Exploring the concept of disaster risk balancing through the interaction of sibling systems within larger systems of interest: Developing a framework to understand the systemic nature of disaster risk
This contributing paper examines how different constituent systems (sibling systems) of a larger system react and propagate reverberations affecting the overall system using a novel visualisation tool – Sibling System State Diagram (SSSD). The tools that are currently used to assess disaster risk have major limitations, like the inability to model the system under consideration as a ‘system of systems’ (as in Causal Loop Diagram) or the lack of temporal dimension (as in Network Analysis). In this study, the researchers make an attempt to model the old city of Ahmedabad as a ‘system of systems’ and depict the systemic consequences of disaster risk reduction decisions in the context of COVID-19.

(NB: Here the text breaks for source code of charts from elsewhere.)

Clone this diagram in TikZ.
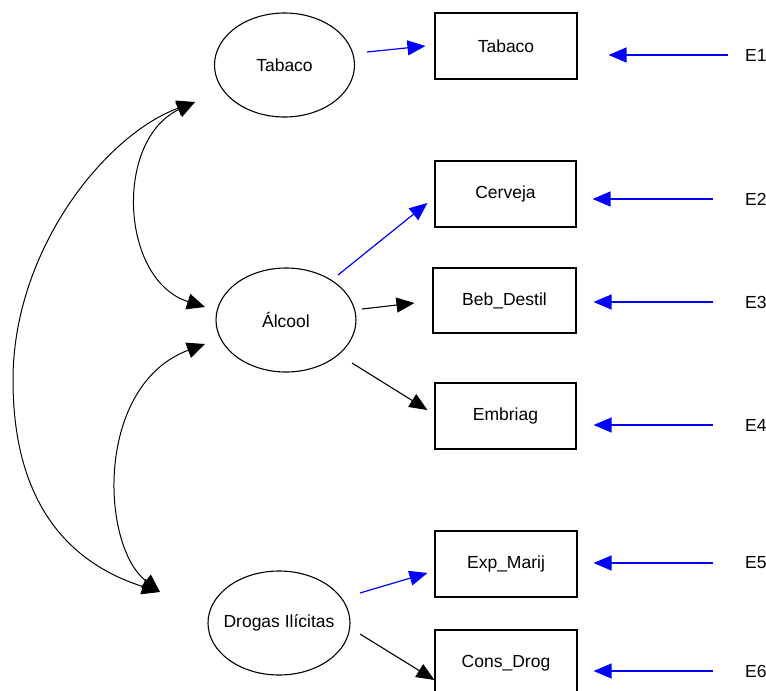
\documentclass[tikz,border=0pt]{standalone}
\usepackage{fontspec}
\setmainfont{Liberation Sans}
\usetikzlibrary{arrows.meta,shapes.geometric,calc}
\begin{document}
\begin{tikzpicture}[x=1pt,y=-1pt,
  every node/.style={font=\fontsize{17.5}{21}\selectfont},
  latent/.style={ellipse,draw,line width=1.1pt,minimum width=140pt,minimum height=104pt,inner sep=0pt},
  observed/.style={rectangle,draw,line width=1.1pt,minimum width=142pt,minimum height=66pt,inner sep=0pt},
  errlabel/.style={anchor=west,inner sep=0pt},
  headtip/.style={-{Triangle[length=18pt,width=15pt]}},
  bluearrow/.style={headtip,line width=1.2pt,blue},
  blackarrow/.style={headtip,line width=1.1pt,black},
  covar/.style={{Triangle[length=18pt,width=16pt]}-{Triangle[length=18pt,width=16pt]},line width=1pt}]

\useasboundingbox (0,0) rectangle (766,691);
\clip (0,0) rectangle (766,691);

% latent variables (zero-width text boxes keep the ellipse sizes fixed)
\node[latent] (lt) at (284.5,65)  {\makebox[0pt]{Tabaco}};
\node[latent] (la) at (286,320)   {\makebox[0pt]{Álcool}};
\node[latent,minimum width=142pt] (ld) at (279,623) {\makebox[0pt]{Drogas Ilícitas}};

% observed indicators
\node[observed] (mt) at (506,46)     {Tabaco};
\node[observed,minimum width=141pt] (mc) at (505.5,194) {Cerveja};
\node[observed,minimum width=143pt,minimum height=65pt] (mb) at (504.5,300.5) {Beb\_Destil};
\node[observed,minimum width=141pt] (me) at (505.5,416) {Embriag};
\node[observed] (mx) at (506,564)    {Exp\_Marij};
\node[observed] (mg) at (506,663)    {Cons\_Drog};

% error terms
\node[errlabel] (e1) at (745,55)  {E1};
\node[errlabel] (e2) at (745,199) {E2};
\node[errlabel] (e3) at (745,302) {E3};
\node[errlabel] (e4) at (745,425) {E4};
\node[errlabel] (e5) at (745,563) {E5};
\node[errlabel] (e6) at (745,671) {E6};

% loadings
\draw[bluearrow]  ($(lt)+(82.5,-13)$) -- ($(mt.west)+(-9,0)$);
\draw[bluearrow]  ($(la)+(52,-45)$)   -- ($(mc.west)+(-7,9)$);
\draw[blackarrow] ($(la)+(76,-11)$)   -- ($(mb.west)+(-18,2.5)$);
\draw[blackarrow] ($(la)+(66,43)$)    -- ($(me.west)+(-7,-6)$);
\draw[bluearrow]  ($(ld)+(81,-30)$)   -- ($(mx.west)+(-7,9)$);
\draw[blackarrow] ($(ld)+(81,11)$)    -- ($(mg.west)+(0,17)$);

% error paths
\draw[bluearrow,shorten <=17pt,shorten >=31pt] (e1.west) -- (e1.west -| mt.east);
\draw[bluearrow,shorten <=32pt,shorten >=16pt] (e2.west) -- (e2.west -| mc.east);
\draw[bluearrow,shorten <=32pt,shorten >=17pt] (e3.west) -- (e3.west -| mb.east);
\draw[bluearrow,shorten <=32pt,shorten >=17pt] (e4.west) -- (e4.west -| me.east);
\draw[bluearrow,shorten <=32pt,shorten >=16pt] (e5.west) -- (e5.west -| mx.east);
\draw[bluearrow,shorten <=32pt,shorten >=16pt] (e6.west) -- (e6.west -| mg.east);

% covariances
\draw[covar] ($(lt)+(-89.5,37)$) .. controls (114,140) and (120,280) .. ($(la)+(-81,-13)$);
\draw[covar] ($(lt)+(-89.5,37)$) .. controls (105,135) and (13,250) .. (13,380)
             .. controls (13,510) and (75,565) .. ($(ld)+(-119,-31)$);
\draw[covar] ($(la)+(-81,24)$) .. controls (95,385) and (100,545) .. ($(ld)+(-119,-31)$);
\end{tikzpicture}
\end{document}
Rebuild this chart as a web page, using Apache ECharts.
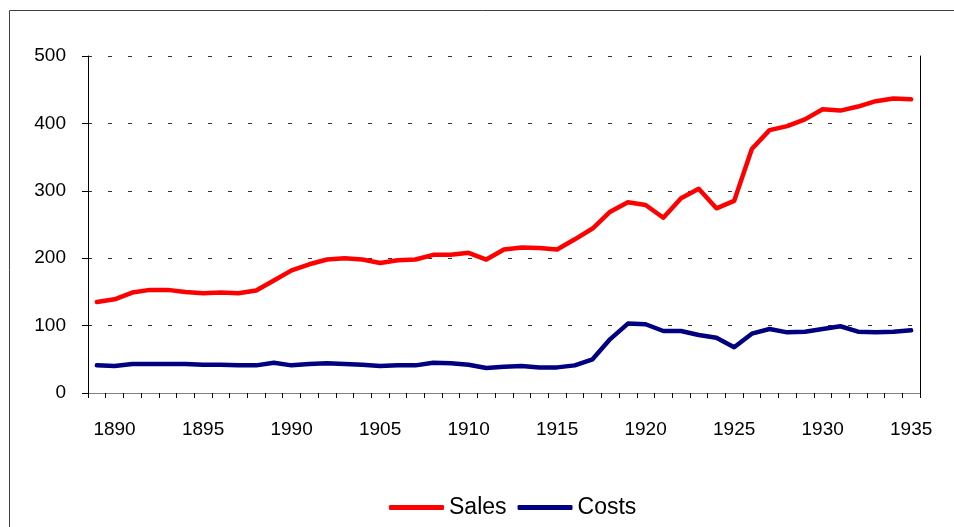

The paper finds that sibling systems which suffers the largest blows can be identified - for example, simulating the aftermath of COVID-19, it is clear that certain sibling systems need to be reconsidered during the early recovery or recovery phase. The systems in place are inadequate to address a number of issues like – absence social safety nets to provide income assurance to people in need, absence of provisions to ensure availability of and accessibility to basic needs etc. The pandemic has also affected other sibling systems in a differential mode – those enjoying the luxury of access to technology have had no issues to switch over to a digital mode of education, but the same cannot be said about everyone, and, existing inequalities have been further broadened due to COVID-19. To understand the manifestation and translation of systemic disaster risk, communities also need to be seen and modelled as system of systems. Adequate modelling of communities would open up avenues of simulating disaster risk governance decisions, possibilities of balancing disaster risk – a way forward towards building resilience.